Usually made out of titanium, gold or zirconia dental abutments come in multiple variations. These small connectors help hold the fake tooth which will typically be a crown, bridge or denture, in place on top of the implant.

  • External Hex: The most common type of abutment and possessing a hexagonal shape on the outside that matches the implant’s hexagonal shape, these abutments are easy to attach or remove highlighting their ease of use.
  • Internal Hex: In contrast, internal hex abutments have a hexagonal shape that’s hidden within the implant. These are generally less visible thanks to hexagonal shape being on the inside rather than out.
  • Morse Taper: Finally, morse taper abutments fit into tapered implants as they are tapered to do so, they’re suitable for larger restorations due to their high retention strength rendering the attachment of the abutment to the implant easy and secure.

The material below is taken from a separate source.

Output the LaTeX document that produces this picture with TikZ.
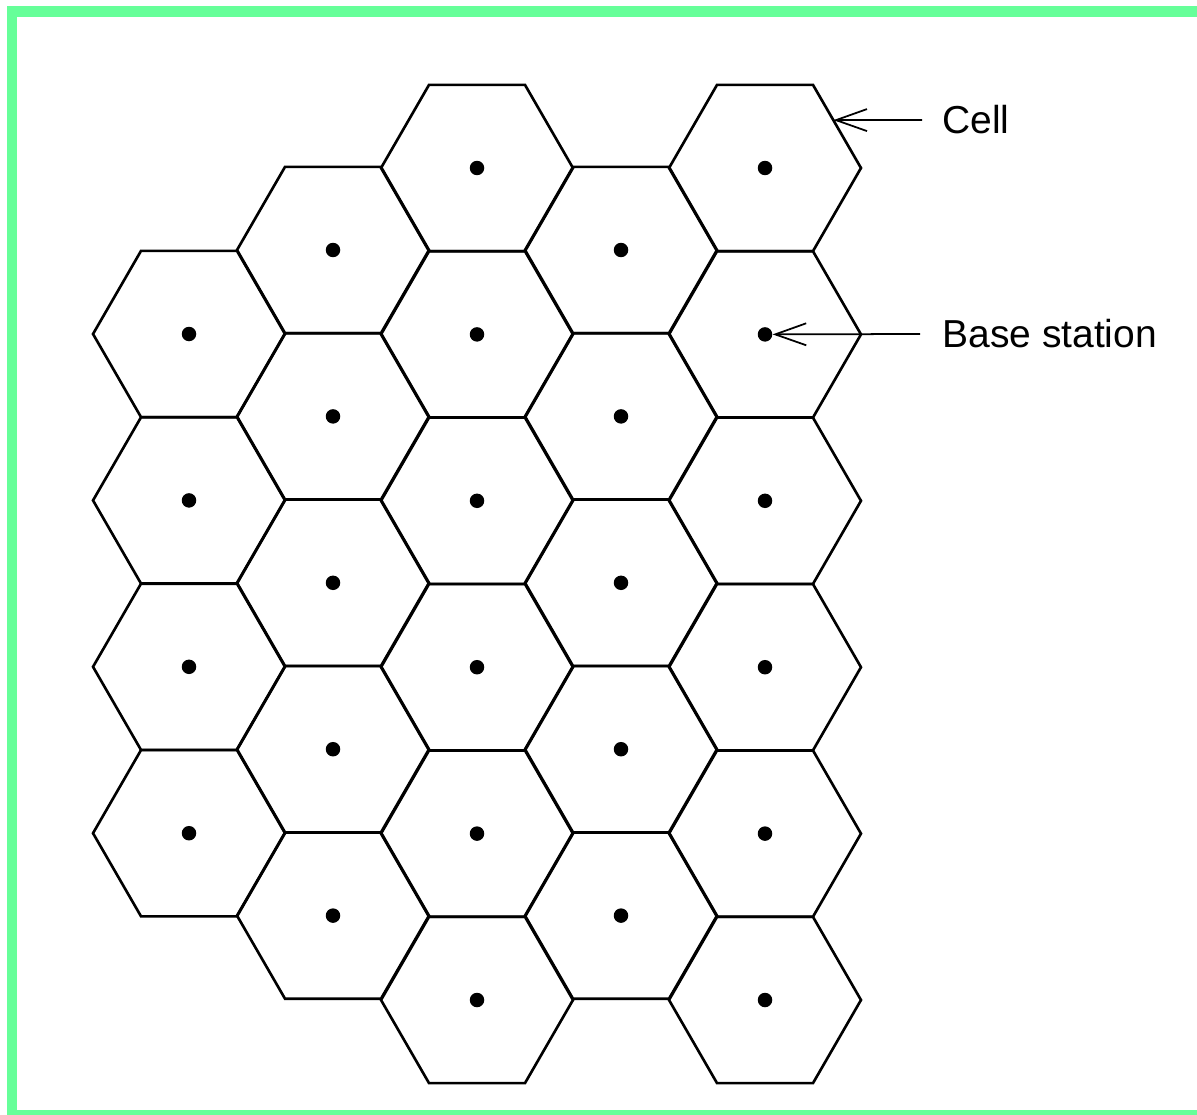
\documentclass[tikz,border=0pt]{standalone}
\usepackage{fontspec}
\setmainfont{Liberation Sans}
\usetikzlibrary{arrows.meta, positioning, shapes.geometric}
\definecolor{hijaubingkai}{RGB}{102,255,153}

\tikzset{
  cell/.style={draw=black, line width=1.5pt, regular polygon, regular polygon sides=6,
    minimum size=3.84cm, inner sep=0pt, outer sep=0pt},
  bs/.style={circle, fill=black, minimum size=0.29cm, inner sep=0pt},
  pointer/.style={line width=1pt, -{Straight Barb[length=0.62cm, width=0.44cm, line width=1pt]}},
  lbl/.style={font=\fontsize{22.2}{26}\selectfont, inner sep=0pt, anchor=west}
}

\begin{document}
\begin{tikzpicture}[x=0.02cm, y=-0.02cm]
                \useasboundingbox (0,0) rectangle (1197,1115);
                % frame
                \fill[hijaubingkai] (7,6) rectangle (1197,17);
                \fill[hijaubingkai] (7,6) rectangle (17,1115);
                \fill[hijaubingkai] (7,1110) rectangle (1197,1115);
                % cells, column by column
                \foreach \col/\yoff/\num in {0/334/4, 1/250/5, 2/168/6, 3/250/5, 4/168/6} {
                  \foreach \row in {1,...,\num} {
                    \node[cell] (c-\col-\row) at ({189+144*\col}, {\yoff+166.4*(\row-1)}) {};
                    \node[bs] (bs-\col-\row) at (c-\col-\row) {};
                  }
                }
                % labels
                \coordinate (cell-tail) at (922,120);
                \coordinate (bs-tail) at (920,334);
                \node[lbl, right=0.4cm of cell-tail] (cell-lbl) {Cell};
                \node[lbl, right=0.44cm of bs-tail] (bs-lbl) {Base station};
                \draw[pointer] (cell-tail) -- (c-4-1.35);
                \draw[pointer] (bs-tail) -- (bs-4-2);
            \end{tikzpicture}
\end{document}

Do all dental implants require abutments?

The answer is no

Single stage implant systems for example, will have a built-in abutment that will be part of the implant itself. Reducing the number of steps required for the implant and eliminating the need for a second surgery to place the abutment, they’re designed for convenience and cost effectiveness. The abutments are not visible or removable and called a one piece.

Conversely, traditional implant systems will require the abutment to be place after the implant has fused with the bone. This two piece implant system is surgically placed in the mandible with the abutment only being place later.

This design allows for adjustment and replacements to be made if needed making the overall end result adaptable.

Abutment vs Built-In Abutment: Pros and Cons

Flexible, customizable and easily maintained, abutments are typically less expensive than built in abutments but more prone to disconnection, infection and implant failure.

Despite being slightly more expensive and limited in options, built in abutments are designed for simplicity, stability and safety, the best of abutment choice will thus depend on the situation.

Determining Abutment Need in Dental Implants

Factors that will impact dental implant abutment requirements will include implant design, location of implant as some implant systems are designed for a precise area of the mouth as well as, the patient’s own personal context.